Posted on 26 August 2022
Part I: Water and the industry's value chain
The apparel, footwear, and textiles industry has made some headway on sustainability in the past few years, stepping up target setting and collaboration around chemicals, climate, supply chain reporting and driving toward more sustainable materials.
Nevertheless, one major impact area still remains relatively neglected by the industry: water.
WWF believes that now is the time for the apparel and textiles industry to step up and embrace its vital role in transforming the water management and governance in many of the key production regions – many of which are located in some of the world’s highest water risk regions, such as Southeast Asia.
This report is the first in a series of apparel and textile industry reports. Through these reports, WWF is seeking to harness industry data from the Sustainable Apparel Coalition (SAC) Higg, the Open Apparel Registry (OAR) Database and other sources, to analyse the industry’s biggest impacts on water, the geographical sourcing regions facing the most risk around water, and lay out a long-term vision for how the apparel and textiles industry can transform itself and others through taking a water stewardship approach.
Part I (this report) explores the touchpoints of water along the industry’s value chain, while Part II will unpack water risk and opportunity for key apparel clusters. Lastly, in Part III, we will lay out WWF’s vision on water and our water stewardship program within the apparel and textiles sector.

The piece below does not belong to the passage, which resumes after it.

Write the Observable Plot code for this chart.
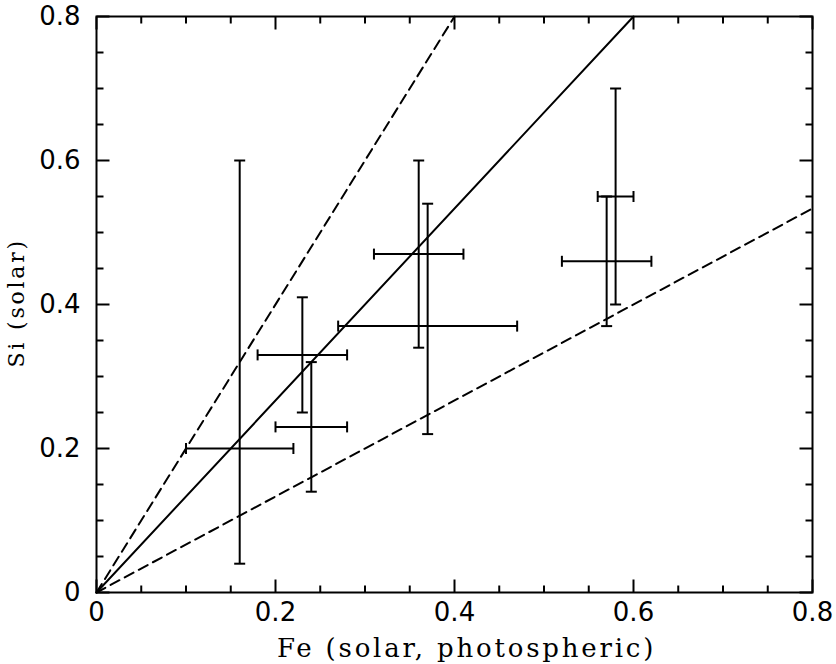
<!DOCTYPE html>
<html>
<head>
<meta charset="utf-8">
<script src="https://cdn.jsdelivr.net/npm/d3@7"></script>
<script src="https://cdn.jsdelivr.net/npm/@observablehq/plot@0.6"></script>
<style>
  html, body { margin: 0; padding: 0; background: #fff; }
  #chart svg { overflow: visible; }
  #chart g[aria-label="text"] text { letter-spacing: 2.8px; }
</style>
</head>
<body>
<div id="chart"></div>
<script>
// Data
const fe     = [0.16, 0.23, 0.24, 0.36, 0.37, 0.58, 0.57];
const feLo   = [0.10, 0.18, 0.20, 0.31, 0.27, 0.56, 0.52];
const feHi   = [0.22, 0.28, 0.28, 0.41, 0.47, 0.60, 0.62];
const si     = [0.20, 0.33, 0.23, 0.47, 0.37, 0.55, 0.46];
const siLo   = [0.04, 0.25, 0.14, 0.34, 0.22, 0.40, 0.37];
const siHi   = [0.60, 0.41, 0.32, 0.60, 0.54, 0.70, 0.55];

// Reference ratio lines Si = slope * Fe
const lineSlopes = [4/3, 2, 2/3];
const lineDashed = [false, true, true];

// Axis ticks
const majorTicks = [0, 0.2, 0.4, 0.6, 0.8];
const minorTicks = [0.05, 0.1, 0.15, 0.25, 0.3, 0.35, 0.45, 0.5, 0.55, 0.65, 0.7, 0.75];

const xLabel = "Fe (solar, photospheric)";
const yLabel = "Si (solar)";

const points = fe.map((x, i) => ({x, y: si[i], x1: feLo[i], x2: feHi[i], y1: siLo[i], y2: siHi[i]}));
const XMAX = 0.8, YMAX = 0.8;
const lines = lineSlopes.map((s, i) => {
  const xe = Math.min(XMAX, YMAX / s);
  return {dashed: lineDashed[i], pts: [[0, 0], [xe, s * xe]]};
});

// custom symbols (pixel-space segments)
const seg = (dx0, dy0, dx1, dy1) => ({draw(ctx) { ctx.moveTo(dx0, dy0); ctx.lineTo(dx1, dy1); }});
const hCap = seg(-5.5, 0, 5.5, 0);
const vCap = seg(0, -5.5, 0, 5.5);
const MAJ = 13, MIN = 7;
const SW = 2;

const tickMarks = [];
for (const [ticks, len] of [[majorTicks, MAJ], [minorTicks, MIN]]) {
  tickMarks.push(Plot.dot(ticks, {x: d => d, frameAnchor: "bottom", symbol: seg(0, 0, 0, -len), stroke: "black", strokeWidth: 2, fill: "none"}));
  tickMarks.push(Plot.dot(ticks, {x: d => d, frameAnchor: "top", symbol: seg(0, 0, 0, len), stroke: "black", strokeWidth: 2, fill: "none"}));
  tickMarks.push(Plot.dot(ticks, {y: d => d, frameAnchor: "left", symbol: seg(0, 0, len, 0), stroke: "black", strokeWidth: 2, fill: "none"}));
  tickMarks.push(Plot.dot(ticks, {y: d => d, frameAnchor: "right", symbol: seg(0, 0, -len, 0), stroke: "black", strokeWidth: 2, fill: "none"}));
}

const fmt = d => d === 0 ? "0" : String(d);

const chart = Plot.plot({
  width: 836,
  height: 664,
  marginLeft: 96,
  marginRight: 24,
  marginTop: 16,
  marginBottom: 72,
  style: {fontFamily: "'DejaVu Sans', sans-serif", background: "#fff", color: "black"},
  x: {domain: [0, XMAX]},
  y: {domain: [0, YMAX]},
  marks: [
    Plot.axisX({ticks: majorTicks, tickSize: 0, tickPadding: 10, tickFormat: fmt, fontSize: 26, label: null}),
    Plot.axisY({ticks: majorTicks, tickSize: 0, tickPadding: 16, tickFormat: fmt, fontSize: 26, label: null}),
    ...lines.map(l => Plot.line(l.pts, {x: d => d[0], y: d => d[1], stroke: "black", strokeWidth: SW, strokeDasharray: l.dashed ? "10,6" : null})),
    Plot.link(points, {x1: "x1", x2: "x2", y1: "y", y2: "y", stroke: "black", strokeWidth: SW}),
    Plot.link(points, {x1: "x", x2: "x", y1: "y1", y2: "y2", stroke: "black", strokeWidth: SW}),
    Plot.dot(points, {x: "x1", y: "y", symbol: vCap, stroke: "black", strokeWidth: SW, fill: "none"}),
    Plot.dot(points, {x: "x2", y: "y", symbol: vCap, stroke: "black", strokeWidth: SW, fill: "none"}),
    Plot.dot(points, {x: "x", y: "y1", symbol: hCap, stroke: "black", strokeWidth: SW, fill: "none"}),
    Plot.dot(points, {x: "x", y: "y2", symbol: hCap, stroke: "black", strokeWidth: SW, fill: "none"}),
    ...tickMarks,
    Plot.frame({stroke: "black", strokeWidth: 2}),
    Plot.text([xLabel], {frameAnchor: "bottom", dx: 12, dy: 64, lineAnchor: "bottom", fontFamily: "'DejaVu Serif', serif", fontSize: 26, fill: "black"}),
    Plot.text([yLabel], {frameAnchor: "left", dx: -80, dy: 63, rotate: -90, fontFamily: "'DejaVu Serif', serif", fontSize: 22, fill: "black"})
  ]
});
document.getElementById("chart").appendChild(chart);
</script>
</body>
</html>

From the outset, it is important to note that WWF recognizes that there are good efforts underway on water. Industry initiatives like the SAC, Zero Discharge of Hazardous Chemicals (ZDHC), the CEO Water Mandate, and Textile Exchange (TE) all have strong content related to water management – for example, SAC’s Higg Index Facility Environment Module’s questions on water management are helping to create an industry-wide water reporting for factories, while ZDHC’s focus on eliminating toxic chemicals from supply chains means that the industry possesses a de-facto wastewater standard for dye-houses and other high impact sites.
Similarly, the industry is showing signs of recognizing the key role of its value chain as evidenced in the rise of the OAR. However, it is our belief that these activities still only scratch the surface of the industry’s full impact and dependence on water globally.
Indeed, perhaps the best example of the blindspot on water comes through its current absence in the G7 Fashion Pact, which currently only focuses on climate, biodiversity, and oceans, with water being conspicuously absent to date.
WWF works extensively with many apparel and textile brands. Our efforts with many of the industry’s more sustainable brands, have continued to evolve over the years, working to measure and reduce water use and wastewater impacts with brand’s tier 1 and tier 2 suppliers, along with select commitments related to various fibre sourcing.
"To date, we have mapped water intensive processes in tiers one and two of our supply chain, but we know that our business has wider-reaching impacts," said Sharif Hoque, Impact Lead - Water, H&M Group, which produced this first report along with WWF.
"Adopting a water stewardship approach has moved us to act beyond our supply chain. It’s helped us to see water through the eyes of others and appreciate its true value. In addition, we’ve discovered innovative solutions that we could never have created alone. On top of working with external partners, we are also making changes to how we tackle water issues within our own operations, right from the design stage through to how we reuse and recycle products," added Hoque.
This is a good starting point, but there are two issues to note: (1) these companies represent many of the leading actors, not the mainstream, and (2) even with leaders, there remains a need to push further into the value chain, into mills not yet mapped by companies, into outsourced wet processing and laundry units, and, in particular more deeply into the specific locations of raw material sourcing.
"We are currently working with WWF to explore how we can analyse the full value chain, including fibre production and the customer use phase. We welcome this report and believe it will help our industry gain a better appreciation of the breadth and depth of its impact," said Hoque.
In particulr, the apparel and textiles industry has only just begun to take on board many of the complexities of water: its multi-aspect, local, contextual, seasonal, time-bound nature. Very few companies have a strong understanding of the wider hydrological landscape and the roles of other water users, regulators and the environment in finding meaningful solutions.
Likewise, the sector has yet to fully embrace how water, and the stories that it brings, can also be a source of opportunity, brand enhancement and revenue growth.
"It is our hope that these reports can further drive the industry forward to embrace water stewardship. The analysis and the resulting transformational vision aims not to critique, but to support companies and help them to join collective efforts in key production regions," said Alexis Morgan, WWG Global Water Stewardship Lead. "Only by working together can we collectively tackle the shared water challenges that will ultimately benefit people, planet and business."
"No matter what your size or experience, these reports from WWF will build your understanding and help you get started," concluded Hoque. "At H&M Group, we call our work on water ‘a journey’ and invite everybody to join us."